2. A method according to claim 1, in which the said compound is methanol.

3. A method according to claim 2, in which for each 2 moles of nitrogen admitted to the furnace, 2 moles of methanol and 1 mole of ammonia are admitted to the furnace.

4. A method according to claim 1, in which an atmosphere is formed in the furnace including 30 to 40% by volume of hydrogen, and from 6 to 11% by volume of free ammonia.

5. A method according to claim 4, in which the atmosphere additionally includes from 2 to 3% by volume of methane.

6. A method according to claim 4, in which the ferrous metal is maintained in the atmosphere for at least two hours.

7. The method defined in claim 1 additionally comprising the steps of quenching the ferrous metal, and transforming austenite in the quenched metal to another phase.

8. A method according to claim 7, in which after quenching austenite in the metal is transformed isothermally to lower bainite.

9. A method according to claim 8, in which the transformation is effected by tempering the metal at a temperature of at least 250.degree. C. for at least one hour.

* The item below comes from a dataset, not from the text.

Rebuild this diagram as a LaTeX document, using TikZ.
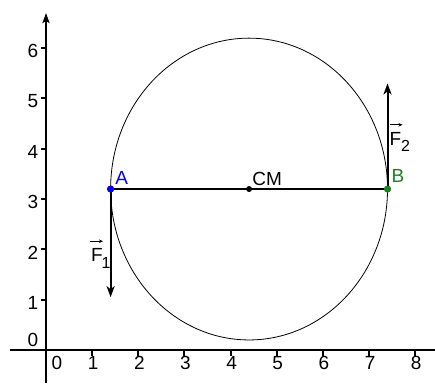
\documentclass[tikz,border=0pt]{standalone}
\usepackage{fontspec}
\setmainfont{Liberation Sans}
\usetikzlibrary{arrows.meta}
\definecolor{ptblue}{RGB}{0,0,255}
\definecolor{ptgreen}{RGB}{30,130,30}
\begin{document}
\begin{tikzpicture}[x=46.15pt,y=50.3pt,
  axis/.style={line width=2pt},
  tick/.style={line width=2pt},
  ticklab/.style={font=\fontsize{19}{19}\selectfont, inner sep=0pt},
  lab/.style={font=\fontsize{19}{19}\selectfont, inner sep=0pt},
  pt/.style={circle, fill=#1, inner sep=0pt, minimum size=7pt},
  force/.style={line width=2pt, -{Stealth[length=11pt,width=8pt,inset=3pt]}},
  vecarrow/.style={line width=0.9pt, -{Stealth[length=4pt,width=3.5pt]}},
  sub/.style={font=\fontsize{16}{16}\selectfont, inner sep=0pt}
]
\useasboundingbox (-46pt,-33pt) rectangle (389pt,350pt);
% axes
\coordinate (xl) at (-0.78,0);
\coordinate (xr) at (389pt,0);
\coordinate (yb) at (0,-33pt);
\coordinate (yt) at (0,337pt);
\draw[axis] (xl) -- (xr);
\draw[axis, -{Stealth[length=10pt,width=7pt,inset=2pt]}] (yb) -- (yt);
% x ticks
\foreach \i in {1,...,8} {
  \draw[tick] (\i,-1pt) -- (\i,-6pt);
  \node[ticklab] (xt\i) at ([xshift=1pt]\i,-13pt) {\i};
}
\node[ticklab] (xt0) at (11pt,-13pt) {0};
% y ticks
\foreach \j in {1,...,6} {
  \draw[tick] (-5pt,\j) -- (-1pt,\j);
  \node[ticklab] (yt\j) at ([yshift=-3pt]-13pt,\j) {\j};
}
\node[ticklab] (yt0) at (-13pt,10pt) {0};
% ellipse and segment
\coordinate (C) at (4.4,3.2);
\draw[line width=0.8pt] (C) ellipse [x radius=138.45pt, y radius=150.9pt];
\node[pt=ptblue] (A) at (1.4,3.2) {};
\node[pt=ptgreen] (B) at (7.4,3.2) {};
\node[pt=black, minimum size=6pt] (CM) at (C) {};
\draw[line width=1.6pt] (A) -- (B);
% forces
\coordinate (F1e) at (1.4,1.05);
\coordinate (F2e) at (7.4,5.3);
\draw[force] (A.center) -- (F1e);
\draw[force] (B.center) -- (F2e);
\node[pt=ptblue] at (A) {};
\node[pt=ptgreen] at (B) {};
% labels
\node[lab, text=ptblue] (Alab) at ([xshift=11pt,yshift=11pt]A) {A};
\node[lab, text=ptgreen] (Blab) at ([xshift=10.5pt,yshift=13pt]B) {B};
\node[lab] (CMlab) at ([xshift=18pt,yshift=10pt]C) {CM};
% F1
\node[lab] (F1) at (51pt,95pt) {F};
\node[sub] (F1s) at ([xshift=3pt,yshift=-1pt]F1.south east) {1};
\draw[vecarrow] ([xshift=-1pt,yshift=7pt]F1.north west) -- ([xshift=0pt,yshift=7pt]F1.north east);
% F2
\node[lab] (F2) at (349.5pt,211.5pt) {F};
\node[sub] (F2s) at ([xshift=4pt,yshift=-1pt]F2.south east) {2};
\draw[vecarrow] ([xshift=0pt,yshift=7pt]F2.north west) -- ([xshift=1pt,yshift=7pt]F2.north east);
\end{tikzpicture}
\end{document}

10. A method according to claim 8, in which the metal is tempered at a temperature of at least 300.degree. C. for at least 2 hours.

11. A method according to claim 7, in which, after quenching, austenite in the metal is transformed to martensite.

12. A method according to claim 11, in which the transformation is effected by reducing the temperature of the metal to -70.degree. C. or below.